TO DO → Quote from the first line below through the line that contains "0.0024, 0.0057, 0.0024];", both included, and leave the pictures out.

SOURCE MATERIAL →
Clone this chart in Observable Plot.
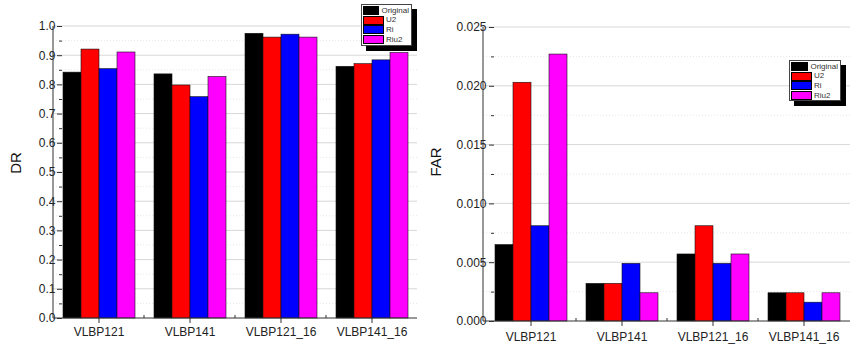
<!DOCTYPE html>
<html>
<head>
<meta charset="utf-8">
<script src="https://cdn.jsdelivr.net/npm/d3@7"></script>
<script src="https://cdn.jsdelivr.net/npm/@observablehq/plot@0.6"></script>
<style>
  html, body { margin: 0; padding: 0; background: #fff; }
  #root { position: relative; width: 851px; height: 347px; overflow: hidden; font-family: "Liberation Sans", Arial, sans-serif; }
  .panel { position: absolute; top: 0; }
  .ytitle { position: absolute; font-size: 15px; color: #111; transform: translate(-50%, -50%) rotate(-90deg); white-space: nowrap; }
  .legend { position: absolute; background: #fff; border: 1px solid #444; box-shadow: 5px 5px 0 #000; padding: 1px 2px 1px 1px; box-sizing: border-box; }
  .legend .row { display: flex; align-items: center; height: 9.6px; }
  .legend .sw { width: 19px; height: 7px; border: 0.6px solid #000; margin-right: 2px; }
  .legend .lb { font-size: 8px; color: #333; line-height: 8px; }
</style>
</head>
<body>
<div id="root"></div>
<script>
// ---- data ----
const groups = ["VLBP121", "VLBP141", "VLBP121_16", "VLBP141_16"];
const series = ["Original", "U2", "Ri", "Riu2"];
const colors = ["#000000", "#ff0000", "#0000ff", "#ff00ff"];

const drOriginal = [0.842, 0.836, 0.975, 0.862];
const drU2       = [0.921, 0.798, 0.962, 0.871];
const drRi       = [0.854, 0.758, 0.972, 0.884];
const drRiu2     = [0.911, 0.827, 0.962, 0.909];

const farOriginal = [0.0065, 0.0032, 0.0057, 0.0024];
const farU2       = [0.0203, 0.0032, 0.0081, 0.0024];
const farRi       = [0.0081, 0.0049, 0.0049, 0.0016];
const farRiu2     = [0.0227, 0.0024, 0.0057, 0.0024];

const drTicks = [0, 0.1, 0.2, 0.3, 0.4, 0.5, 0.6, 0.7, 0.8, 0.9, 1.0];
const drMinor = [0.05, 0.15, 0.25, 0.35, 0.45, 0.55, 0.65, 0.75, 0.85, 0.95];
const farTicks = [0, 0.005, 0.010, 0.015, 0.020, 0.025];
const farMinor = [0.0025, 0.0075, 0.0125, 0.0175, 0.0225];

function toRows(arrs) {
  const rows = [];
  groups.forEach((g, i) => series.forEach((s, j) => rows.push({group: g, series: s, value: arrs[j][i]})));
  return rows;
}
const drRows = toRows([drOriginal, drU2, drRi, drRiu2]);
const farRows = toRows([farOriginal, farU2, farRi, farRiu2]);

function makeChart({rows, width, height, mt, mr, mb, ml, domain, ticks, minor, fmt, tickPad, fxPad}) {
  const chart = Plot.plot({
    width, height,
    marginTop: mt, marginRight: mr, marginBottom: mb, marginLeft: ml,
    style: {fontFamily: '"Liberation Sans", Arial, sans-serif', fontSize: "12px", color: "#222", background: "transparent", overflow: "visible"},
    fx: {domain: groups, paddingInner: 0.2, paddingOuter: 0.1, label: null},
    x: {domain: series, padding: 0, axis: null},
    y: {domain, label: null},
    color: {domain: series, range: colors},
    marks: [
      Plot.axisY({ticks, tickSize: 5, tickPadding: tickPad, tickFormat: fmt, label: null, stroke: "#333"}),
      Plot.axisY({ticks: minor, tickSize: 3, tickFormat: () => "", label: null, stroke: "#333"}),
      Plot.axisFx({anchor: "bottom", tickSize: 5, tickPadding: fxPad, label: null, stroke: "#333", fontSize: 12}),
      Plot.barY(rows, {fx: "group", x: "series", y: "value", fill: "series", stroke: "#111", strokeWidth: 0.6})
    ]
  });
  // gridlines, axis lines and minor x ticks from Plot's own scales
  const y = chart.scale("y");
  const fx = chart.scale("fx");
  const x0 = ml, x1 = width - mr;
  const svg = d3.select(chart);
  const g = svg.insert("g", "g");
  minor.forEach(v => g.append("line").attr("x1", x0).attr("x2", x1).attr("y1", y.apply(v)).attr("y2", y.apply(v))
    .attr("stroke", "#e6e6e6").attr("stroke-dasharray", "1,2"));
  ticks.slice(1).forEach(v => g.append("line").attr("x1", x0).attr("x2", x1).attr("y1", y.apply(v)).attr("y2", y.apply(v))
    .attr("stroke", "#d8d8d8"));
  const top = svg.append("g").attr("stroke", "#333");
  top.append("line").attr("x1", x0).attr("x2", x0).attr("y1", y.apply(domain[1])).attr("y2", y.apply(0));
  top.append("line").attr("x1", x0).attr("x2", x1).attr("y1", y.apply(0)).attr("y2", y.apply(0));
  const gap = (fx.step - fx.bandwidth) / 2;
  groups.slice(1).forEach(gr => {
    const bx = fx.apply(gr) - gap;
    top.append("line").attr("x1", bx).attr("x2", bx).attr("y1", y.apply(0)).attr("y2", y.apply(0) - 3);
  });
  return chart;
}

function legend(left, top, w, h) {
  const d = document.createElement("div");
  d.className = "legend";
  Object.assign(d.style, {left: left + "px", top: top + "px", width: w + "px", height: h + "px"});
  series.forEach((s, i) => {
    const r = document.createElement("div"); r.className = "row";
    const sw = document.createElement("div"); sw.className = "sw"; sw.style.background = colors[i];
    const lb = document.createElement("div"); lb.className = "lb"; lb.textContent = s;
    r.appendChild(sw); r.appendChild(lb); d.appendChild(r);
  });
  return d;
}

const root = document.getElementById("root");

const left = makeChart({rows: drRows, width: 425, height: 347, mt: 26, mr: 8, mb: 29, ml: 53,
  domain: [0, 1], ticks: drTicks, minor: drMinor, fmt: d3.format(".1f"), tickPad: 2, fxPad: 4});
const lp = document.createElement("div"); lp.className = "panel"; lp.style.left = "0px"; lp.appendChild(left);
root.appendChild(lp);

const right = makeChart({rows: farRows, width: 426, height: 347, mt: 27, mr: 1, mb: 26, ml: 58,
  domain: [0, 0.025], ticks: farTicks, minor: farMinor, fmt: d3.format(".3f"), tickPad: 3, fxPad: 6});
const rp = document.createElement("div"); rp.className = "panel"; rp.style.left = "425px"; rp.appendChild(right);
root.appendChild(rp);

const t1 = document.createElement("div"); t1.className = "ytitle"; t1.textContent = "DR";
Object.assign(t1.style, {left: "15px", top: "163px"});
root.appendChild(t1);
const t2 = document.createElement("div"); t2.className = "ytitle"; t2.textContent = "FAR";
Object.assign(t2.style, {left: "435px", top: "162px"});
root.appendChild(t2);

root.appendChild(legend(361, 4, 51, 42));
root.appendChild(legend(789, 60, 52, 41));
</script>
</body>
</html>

EXERCISE RESPONSE →
Clone this chart in Observable Plot.
<!DOCTYPE html>
<html>
<head>
<meta charset="utf-8">
<script src="https://cdn.jsdelivr.net/npm/d3@7"></script>
<script src="https://cdn.jsdelivr.net/npm/@observablehq/plot@0.6"></script>
<style>
  html, body { margin: 0; padding: 0; background: #fff; }
  #root { position: relative; width: 851px; height: 347px; overflow: hidden; font-family: "Liberation Sans", Arial, sans-serif; }
  .panel { position: absolute; top: 0; }
  .ytitle { position: absolute; font-size: 15px; color: #111; transform: translate(-50%, -50%) rotate(-90deg); white-space: nowrap; }
  .legend { position: absolute; background: #fff; border: 1px solid #444; box-shadow: 5px 5px 0 #000; padding: 1px 2px 1px 1px; box-sizing: border-box; }
  .legend .row { display: flex; align-items: center; height: 9.6px; }
  .legend .sw { width: 19px; height: 7px; border: 0.6px solid #000; margin-right: 2px; }
  .legend .lb { font-size: 8px; color: #333; line-height: 8px; }
</style>
</head>
<body>
<div id="root"></div>
<script>
// ---- data ----
const groups = ["VLBP121", "VLBP141", "VLBP121_16", "VLBP141_16"];
const series = ["Original", "U2", "Ri", "Riu2"];
const colors = ["#000000", "#ff0000", "#0000ff", "#ff00ff"];

const drOriginal = [0.842, 0.836, 0.975, 0.862];
const drU2       = [0.921, 0.798, 0.962, 0.871];
const drRi       = [0.854, 0.758, 0.972, 0.884];
const drRiu2     = [0.911, 0.827, 0.962, 0.909];

const farOriginal = [0.0065, 0.0032, 0.0057, 0.0024];
const farU2       = [0.0203, 0.0032, 0.0081, 0.0024];
const farRi       = [0.0081, 0.0049, 0.0049, 0.0016];
const farRiu2     = [0.0227, 0.0024, 0.0057, 0.0024];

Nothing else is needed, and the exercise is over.